* Task directions:
Please restate, exactly as written, the lines running from the beginning of the material through the line that has "const mainCtx = canvas.getContext('2d');" in it.

* Data excerpt:

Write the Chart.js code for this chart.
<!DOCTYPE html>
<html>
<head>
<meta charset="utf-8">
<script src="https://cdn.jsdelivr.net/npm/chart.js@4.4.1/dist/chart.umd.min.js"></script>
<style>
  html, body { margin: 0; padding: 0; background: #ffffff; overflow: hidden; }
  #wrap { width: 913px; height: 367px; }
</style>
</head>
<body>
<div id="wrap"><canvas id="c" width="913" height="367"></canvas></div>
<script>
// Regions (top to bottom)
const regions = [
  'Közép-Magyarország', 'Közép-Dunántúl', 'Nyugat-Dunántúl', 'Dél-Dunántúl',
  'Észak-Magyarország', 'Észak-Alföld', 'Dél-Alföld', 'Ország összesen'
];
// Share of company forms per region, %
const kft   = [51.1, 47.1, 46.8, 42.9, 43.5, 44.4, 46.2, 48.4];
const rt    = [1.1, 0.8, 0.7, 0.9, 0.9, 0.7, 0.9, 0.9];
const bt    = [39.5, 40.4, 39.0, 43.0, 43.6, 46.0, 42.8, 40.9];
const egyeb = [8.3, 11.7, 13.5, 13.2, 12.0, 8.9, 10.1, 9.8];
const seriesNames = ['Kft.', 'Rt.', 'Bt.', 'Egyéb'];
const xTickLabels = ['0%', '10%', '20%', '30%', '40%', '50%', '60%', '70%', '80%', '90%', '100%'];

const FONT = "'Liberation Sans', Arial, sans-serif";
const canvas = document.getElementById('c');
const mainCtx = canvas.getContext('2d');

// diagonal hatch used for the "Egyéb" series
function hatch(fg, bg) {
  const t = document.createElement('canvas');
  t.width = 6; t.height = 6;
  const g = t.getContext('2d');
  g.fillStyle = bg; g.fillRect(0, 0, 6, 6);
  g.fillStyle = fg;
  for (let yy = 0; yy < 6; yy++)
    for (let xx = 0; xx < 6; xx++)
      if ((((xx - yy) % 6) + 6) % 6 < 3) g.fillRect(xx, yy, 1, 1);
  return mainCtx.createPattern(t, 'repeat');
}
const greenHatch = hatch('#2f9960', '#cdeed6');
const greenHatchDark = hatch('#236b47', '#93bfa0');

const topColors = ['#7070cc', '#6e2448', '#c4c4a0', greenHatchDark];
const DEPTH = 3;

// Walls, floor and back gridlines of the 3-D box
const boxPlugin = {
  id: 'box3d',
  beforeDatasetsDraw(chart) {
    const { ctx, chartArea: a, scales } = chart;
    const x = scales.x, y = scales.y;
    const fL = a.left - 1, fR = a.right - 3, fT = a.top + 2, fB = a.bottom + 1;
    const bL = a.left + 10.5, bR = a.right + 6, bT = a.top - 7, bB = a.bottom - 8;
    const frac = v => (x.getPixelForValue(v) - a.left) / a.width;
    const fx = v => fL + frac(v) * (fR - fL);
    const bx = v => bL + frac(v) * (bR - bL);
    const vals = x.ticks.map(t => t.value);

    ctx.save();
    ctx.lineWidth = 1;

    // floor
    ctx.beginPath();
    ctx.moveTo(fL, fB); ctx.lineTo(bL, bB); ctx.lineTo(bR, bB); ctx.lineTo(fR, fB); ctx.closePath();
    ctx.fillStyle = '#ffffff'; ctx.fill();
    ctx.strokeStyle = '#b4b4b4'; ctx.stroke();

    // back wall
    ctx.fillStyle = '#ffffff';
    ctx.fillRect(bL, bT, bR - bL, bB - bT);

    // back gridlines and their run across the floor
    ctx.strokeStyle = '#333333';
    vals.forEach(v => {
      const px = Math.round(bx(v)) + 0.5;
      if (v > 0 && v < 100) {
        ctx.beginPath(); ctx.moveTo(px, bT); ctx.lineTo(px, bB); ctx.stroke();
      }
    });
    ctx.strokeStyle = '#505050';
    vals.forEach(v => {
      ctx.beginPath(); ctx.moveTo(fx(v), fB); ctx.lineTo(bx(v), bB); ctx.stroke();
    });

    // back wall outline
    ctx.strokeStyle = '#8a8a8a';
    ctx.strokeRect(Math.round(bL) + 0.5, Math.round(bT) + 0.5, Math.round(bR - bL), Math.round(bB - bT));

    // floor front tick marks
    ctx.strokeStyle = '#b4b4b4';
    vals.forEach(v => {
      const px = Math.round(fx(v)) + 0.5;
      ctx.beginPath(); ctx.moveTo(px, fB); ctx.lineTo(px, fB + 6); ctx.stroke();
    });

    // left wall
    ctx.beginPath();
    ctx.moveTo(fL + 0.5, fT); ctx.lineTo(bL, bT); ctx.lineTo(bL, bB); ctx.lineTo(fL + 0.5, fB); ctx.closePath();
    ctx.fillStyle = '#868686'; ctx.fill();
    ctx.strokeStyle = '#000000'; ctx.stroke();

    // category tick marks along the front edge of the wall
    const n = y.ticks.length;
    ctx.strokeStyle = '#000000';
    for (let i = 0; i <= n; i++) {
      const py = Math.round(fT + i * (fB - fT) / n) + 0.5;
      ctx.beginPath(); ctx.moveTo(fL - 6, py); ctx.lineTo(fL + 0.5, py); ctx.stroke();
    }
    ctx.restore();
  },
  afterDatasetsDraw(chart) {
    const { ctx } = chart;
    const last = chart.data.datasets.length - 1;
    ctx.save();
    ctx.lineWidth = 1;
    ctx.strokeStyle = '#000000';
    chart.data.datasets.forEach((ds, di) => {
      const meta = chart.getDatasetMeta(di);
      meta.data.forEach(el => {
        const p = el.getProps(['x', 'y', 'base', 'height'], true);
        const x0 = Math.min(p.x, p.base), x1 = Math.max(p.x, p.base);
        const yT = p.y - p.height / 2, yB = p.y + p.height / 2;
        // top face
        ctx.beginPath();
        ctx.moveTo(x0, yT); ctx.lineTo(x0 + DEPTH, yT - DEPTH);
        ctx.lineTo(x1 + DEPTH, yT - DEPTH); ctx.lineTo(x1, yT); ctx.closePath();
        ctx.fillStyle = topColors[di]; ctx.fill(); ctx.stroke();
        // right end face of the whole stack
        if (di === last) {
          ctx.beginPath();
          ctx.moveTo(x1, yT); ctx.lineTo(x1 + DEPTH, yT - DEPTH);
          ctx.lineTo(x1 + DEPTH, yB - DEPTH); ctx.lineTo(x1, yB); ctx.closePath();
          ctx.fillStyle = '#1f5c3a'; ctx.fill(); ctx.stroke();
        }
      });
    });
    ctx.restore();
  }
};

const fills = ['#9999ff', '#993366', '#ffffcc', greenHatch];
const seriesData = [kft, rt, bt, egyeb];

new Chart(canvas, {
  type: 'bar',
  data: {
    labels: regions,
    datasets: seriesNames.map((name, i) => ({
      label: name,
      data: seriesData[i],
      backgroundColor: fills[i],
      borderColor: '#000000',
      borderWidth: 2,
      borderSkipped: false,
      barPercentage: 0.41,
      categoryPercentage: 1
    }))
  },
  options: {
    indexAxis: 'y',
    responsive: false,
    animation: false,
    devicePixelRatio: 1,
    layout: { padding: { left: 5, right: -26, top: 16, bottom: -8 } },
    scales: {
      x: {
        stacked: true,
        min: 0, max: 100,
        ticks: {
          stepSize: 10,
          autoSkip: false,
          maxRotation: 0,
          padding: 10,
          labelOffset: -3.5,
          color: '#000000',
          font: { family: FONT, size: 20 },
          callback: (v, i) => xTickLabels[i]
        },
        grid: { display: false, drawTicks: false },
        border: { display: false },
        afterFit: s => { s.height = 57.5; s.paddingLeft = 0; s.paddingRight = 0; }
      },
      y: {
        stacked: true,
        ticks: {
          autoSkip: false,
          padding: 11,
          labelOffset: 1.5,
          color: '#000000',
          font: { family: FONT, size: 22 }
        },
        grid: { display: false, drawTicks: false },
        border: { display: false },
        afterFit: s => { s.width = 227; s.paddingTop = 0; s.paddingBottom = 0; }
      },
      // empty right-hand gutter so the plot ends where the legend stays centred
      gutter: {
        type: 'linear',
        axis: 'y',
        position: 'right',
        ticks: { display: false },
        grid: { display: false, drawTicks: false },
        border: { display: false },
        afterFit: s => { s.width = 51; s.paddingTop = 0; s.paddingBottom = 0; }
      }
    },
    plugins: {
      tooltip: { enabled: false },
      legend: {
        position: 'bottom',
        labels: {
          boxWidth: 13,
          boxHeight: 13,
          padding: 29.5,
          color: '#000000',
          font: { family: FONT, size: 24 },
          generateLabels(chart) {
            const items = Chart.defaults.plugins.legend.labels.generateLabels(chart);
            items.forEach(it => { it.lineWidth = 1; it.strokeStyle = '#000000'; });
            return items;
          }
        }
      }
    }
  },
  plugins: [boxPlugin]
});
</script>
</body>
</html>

* Correct response:
Write the Chart.js code for this chart.
<!DOCTYPE html>
<html>
<head>
<meta charset="utf-8">
<script src="https://cdn.jsdelivr.net/npm/chart.js@4.4.1/dist/chart.umd.min.js"></script>
<style>
  html, body { margin: 0; padding: 0; background: #ffffff; overflow: hidden; }
  #wrap { width: 913px; height: 367px; }
</style>
</head>
<body>
<div id="wrap"><canvas id="c" width="913" height="367"></canvas></div>
<script>
// Regions (top to bottom)
const regions = [
  'Közép-Magyarország', 'Közép-Dunántúl', 'Nyugat-Dunántúl', 'Dél-Dunántúl',
  'Észak-Magyarország', 'Észak-Alföld', 'Dél-Alföld', 'Ország összesen'
];
// Share of company forms per region, %
const kft   = [51.1, 47.1, 46.8, 42.9, 43.5, 44.4, 46.2, 48.4];
const rt    = [1.1, 0.8, 0.7, 0.9, 0.9, 0.7, 0.9, 0.9];
const bt    = [39.5, 40.4, 39.0, 43.0, 43.6, 46.0, 42.8, 40.9];
const egyeb = [8.3, 11.7, 13.5, 13.2, 12.0, 8.9, 10.1, 9.8];
const seriesNames = ['Kft.', 'Rt.', 'Bt.', 'Egyéb'];
const xTickLabels = ['0%', '10%', '20%', '30%', '40%', '50%', '60%', '70%', '80%', '90%', '100%'];

const FONT = "'Liberation Sans', Arial, sans-serif";
const canvas = document.getElementById('c');
const mainCtx = canvas.getContext('2d');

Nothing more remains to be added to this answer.